I think this pretty much says it all. It not only addresses the current fiasco, it also gives a black and white verification of just what lengths the Frances will go to in order to get what they want. Rockingham saved the sport, now NASCAR doesn't nned them anymore.
I hope and pray the fruit and nut crowd gets tired of racing in about three years. I pray Junior still can't win a title even with the final 10 race junk, and it as stacked in his favor as can be given his history at Talladega, Texas, and Phoenix. I hope that when the Frances come back with their tail tucked between their legs the citizens and commisioners of Darlington and Rockingham and everywhere else that gets screwed tells them to go to hell. We weren't good enough before, go race in California with your new friends.
Article is from catchfence.com. Bold print is from yours truly for emphasis. After reading it, try and tell me NASCAR doesn't make the rules up as they go. But some don't want to hear that, so it just can't be true, right?
Tradition biggest loser in deal
By Ed Hardin
Landmark News Service
Rockingham has gone the way of North Wilkesboro. And Hickory. And Bowman Gray. And Raleigh. And Asheville-Weaverville.
NASCAR has moved on again, and the state that built the sport is left choking on the dust.
The news out of Daytona is, once again, sad. We will race no more at North Carolina Motor Speedway. NASCAR will sacrifice it for a second race at Texas as a part of a convoluted settlement of a convoluted lawsuit. NCMS will be dropped from the 2005 schedule.
After 40 years of racing, the track that once helped save the sport will be left to gather sand and grass while the sport speeds off to bigger races in bigger places.
We shouldn't be surprised. We could see it coming. But it makes it no easier to realize that North Carolina, which once held races at almost 20 different NASCAR tracks, now has one.
We used to race in Greensboro and Hillsborough, Harris and Concord, High Point and Wilson, Shelby and Jacksonville. In 1958, there were 51 races on the NASCAR schedule, and 21 were raced in North Carolina. In 2005, there will be 36 races, and two will be held in North Carolina.
The next schedule will also be without one of the Darlington events, the old track finally losing out to progress and legal battles. Phoenix is expected to add a second race for the 2005 season as the sport continues a trend away from its Southern roots toward nationalism.
The official announcements will not come until later in the summer, and few people in the sport were willing to talk as the news trickled out this week. People in and around Rockingham were more than willing.

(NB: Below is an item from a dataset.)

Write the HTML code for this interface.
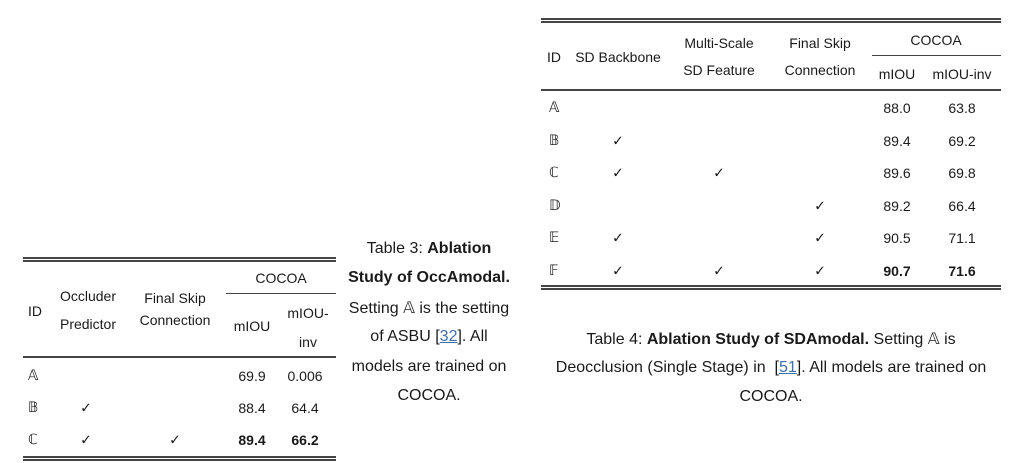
<!DOCTYPE html>
<html><head><meta charset="utf-8"><style>
body{margin:0;width:1024px;height:463px;background:#fff;position:relative;overflow:hidden;font-family:"Liberation Sans","DejaVu Sans",sans-serif;color:#1a1a1a}
.t{position:absolute;font-size:14px;white-space:nowrap;transform:translate(-50%,-50%)}
.l{position:absolute;font-size:14px;white-space:nowrap;transform:translateY(-50%)}
.c{position:absolute;font-size:16px;white-space:nowrap;transform:translate(-50%,-50%)}
.r{position:absolute;background:#444}
b{font-weight:bold}
.ds{font-family:"DejaVu Sans",sans-serif}
a{color:#3a6fb0;text-decoration:underline}
</style></head><body>
<!-- Table 3 -->
<div class="r" style="left:23px;top:257px;width:313px;height:1.5px"></div>
<div class="r" style="left:23px;top:260px;width:313px;height:1.5px"></div>
<div class="t" style="left:281px;top:278px">COCOA</div>
<div class="r" style="left:226px;top:293px;width:110px;height:1px"></div>
<div class="l" style="left:28px;top:311px">ID</div>
<div class="t" style="left:88px;top:296px">Occluder</div>
<div class="t" style="left:88px;top:324px">Predictor</div>
<div class="t" style="left:175px;top:298px">Final Skip</div>
<div class="t" style="left:175px;top:320px">Connection</div>
<div class="t" style="left:252px;top:326px">mIOU</div>
<div class="t" style="left:308px;top:313px">mIOU-</div>
<div class="t" style="left:308px;top:342px">inv</div>
<div class="r" style="left:23px;top:356px;width:313px;height:1.5px"></div>
<div class="l ds" style="left:28px;top:376px">𝔸</div>
<div class="t" style="left:252px;top:376px">69.9</div>
<div class="t" style="left:305px;top:376px">0.006</div>
<div class="l ds" style="left:28px;top:408px">𝔹</div>
<div class="t" style="left:86px;top:408px">✓</div>
<div class="t" style="left:252px;top:408px">88.4</div>
<div class="t" style="left:305px;top:408px">64.4</div>
<div class="l ds" style="left:28px;top:440px">ℂ</div>
<div class="t" style="left:86px;top:440px">✓</div>
<div class="t" style="left:175px;top:440px">✓</div>
<div class="t" style="left:252px;top:440px"><b>89.4</b></div>
<div class="t" style="left:305px;top:440px"><b>66.2</b></div>
<div class="r" style="left:23px;top:456px;width:313px;height:1.5px"></div>
<div class="r" style="left:23px;top:459px;width:313px;height:1.5px"></div>
<!-- Caption 3 -->
<div class="c" style="left:429px;top:249px">Table 3: <b>Ablation</b></div>
<div class="c" style="left:429px;top:278px"><b>Study of OccAmodal.</b></div>
<div class="c" style="left:429px;top:308px">Setting <span class="ds">𝔸</span> is the setting</div>
<div class="c" style="left:429px;top:337px">of ASBU [<a>32</a>]. All</div>
<div class="c" style="left:429px;top:367px">models are trained on</div>
<div class="c" style="left:429px;top:396px">COCOA.</div>
<!-- Table 4 -->
<div class="r" style="left:541px;top:18px;width:460px;height:1.5px"></div>
<div class="r" style="left:541px;top:21px;width:460px;height:1.5px"></div>
<div class="l" style="left:547px;top:57px">ID</div>
<div class="t" style="left:618px;top:57px">SD Backbone</div>
<div class="t" style="left:719px;top:43px">Multi-Scale</div>
<div class="t" style="left:719px;top:70px">SD Feature</div>
<div class="t" style="left:820px;top:43px">Final Skip</div>
<div class="t" style="left:820px;top:70px">Connection</div>
<div class="t" style="left:936px;top:40px">COCOA</div>
<div class="r" style="left:872px;top:55px;width:129px;height:1px"></div>
<div class="t" style="left:897px;top:74px">mIOU</div>
<div class="t" style="left:962px;top:74px">mIOU-inv</div>
<div class="r" style="left:541px;top:89px;width:460px;height:1.5px"></div>

<div class="l ds" style="left:549px;top:108px">𝔸</div>
<div class="t" style="left:897px;top:108px">88.0</div><div class="t" style="left:962px;top:108px">63.8</div>

<div class="l ds" style="left:549px;top:141px">𝔹</div>
<div class="t" style="left:618px;top:141px">✓</div>
<div class="t" style="left:897px;top:141px">89.4</div><div class="t" style="left:962px;top:141px">69.2</div>

<div class="l ds" style="left:549px;top:173px">ℂ</div>
<div class="t" style="left:618px;top:173px">✓</div><div class="t" style="left:719px;top:173px">✓</div>
<div class="t" style="left:897px;top:173px">89.6</div><div class="t" style="left:962px;top:173px">69.8</div>

<div class="l ds" style="left:549px;top:206px">𝔻</div>
<div class="t" style="left:820px;top:206px">✓</div>
<div class="t" style="left:897px;top:206px">89.2</div><div class="t" style="left:962px;top:206px">66.4</div>

<div class="l ds" style="left:549px;top:238px">𝔼</div>
<div class="t" style="left:618px;top:238px">✓</div><div class="t" style="left:820px;top:238px">✓</div>
<div class="t" style="left:897px;top:238px">90.5</div><div class="t" style="left:962px;top:238px">71.1</div>

<div class="l ds" style="left:549px;top:271px">𝔽</div>
<div class="t" style="left:618px;top:271px">✓</div><div class="t" style="left:719px;top:271px">✓</div><div class="t" style="left:820px;top:271px">✓</div>
<div class="t" style="left:897px;top:271px"><b>90.7</b></div><div class="t" style="left:962px;top:271px"><b>71.6</b></div>
<div class="r" style="left:541px;top:285px;width:460px;height:1.5px"></div>
<div class="r" style="left:541px;top:288px;width:460px;height:1.5px"></div>
<!-- Caption 4 -->
<div class="c" style="left:771px;top:339px">Table 4: <b>Ablation Study of SDAmodal.</b> Setting <span class="ds">𝔸</span> is</div>
<div class="c" style="left:771px;top:368px">Deocclusion (Single Stage) in &nbsp;[<a>51</a>]. All models are trained on</div>
<div class="c" style="left:771px;top:397px">COCOA.</div>
</body></html>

"We're mad, we're angry and we're disappointed that we weren't given a chance," Rockingham city manager Monty Crump said. "This was a done deal. We were set up to fail."
There's a lot of truth behind Crump's claim. The races at Rockingham could've easily been saved by moving the winter race to the summer, by adding lights and by NASCAR acknowledging that North Carolina Motor Speedway was an important part of the sport.
The founder of NASCAR, the late Bill France, believed Rockingham saved the sport in 1965.
The yet unbuilt track was scheduled to hold the final event of that season, a year that most in NASCAR remember as the worst ever. Four drivers - Fireball Roberts, Jimmy Pardue, Joe Weatherly and Billy Wade - had died in the previous year. Curtis Turner had been kicked out of the sport for trying to unionize drivers. Chrysler has boycotted the 1965 season because NASCAR had outlawed the hemi engine. And General Motors had pulled out completely.
France feared the sport itself was dying, having been reduced to an all-Ford series without its stars such as Plymouth's Richard Petty, Dodge's David Pearson, along with Junior Johnson and Fred Lorenzen, who were threatening to retire.
A flat oval in the Sandhills of North Carolina became France's opportunity to make a statement in the final race of the season and save his empire.
The story of Rockingham's construction was a major story as engineers fought the elements, a fire and a race against time to finish the project by Oct.31, 1965. The track was finished on Oct.29.
The first American 500 remains one of the most famous races in NASCAR history. France had worked behind the scenes to convince Lorenzen and Johnson to race at least once more. He worked out an arrangement for Chrysler to return with its stars. He allowed Turner to race.
Petty would win the pole and lead the first 45 laps before Marvin Panch, in the Wood Brothers No.21, took the lead. Bobby Issac, Jim Paschal, Johnson and young Cale Yarborough all led before Turner passed Yarborough with 26 laps to go on the way to his last win as a stock-car racer.
Every leader that day would end up in the stock-car racing Hall of Fame. The sport was saved.
Rockingham was the host of 78 NASCAR races, some of the best we'll ever see. Across its lifetime, the state lost all its events except those in Charlotte. The economic impact should've been enough to alert political leaders. The psychological impact should've been enough to alarm the sport's sanctioning body which owes its soul to North Carolina.
The sale of North Carolina Motor Speedway is now on the schedule. NASCAR sold its soul a long time ago.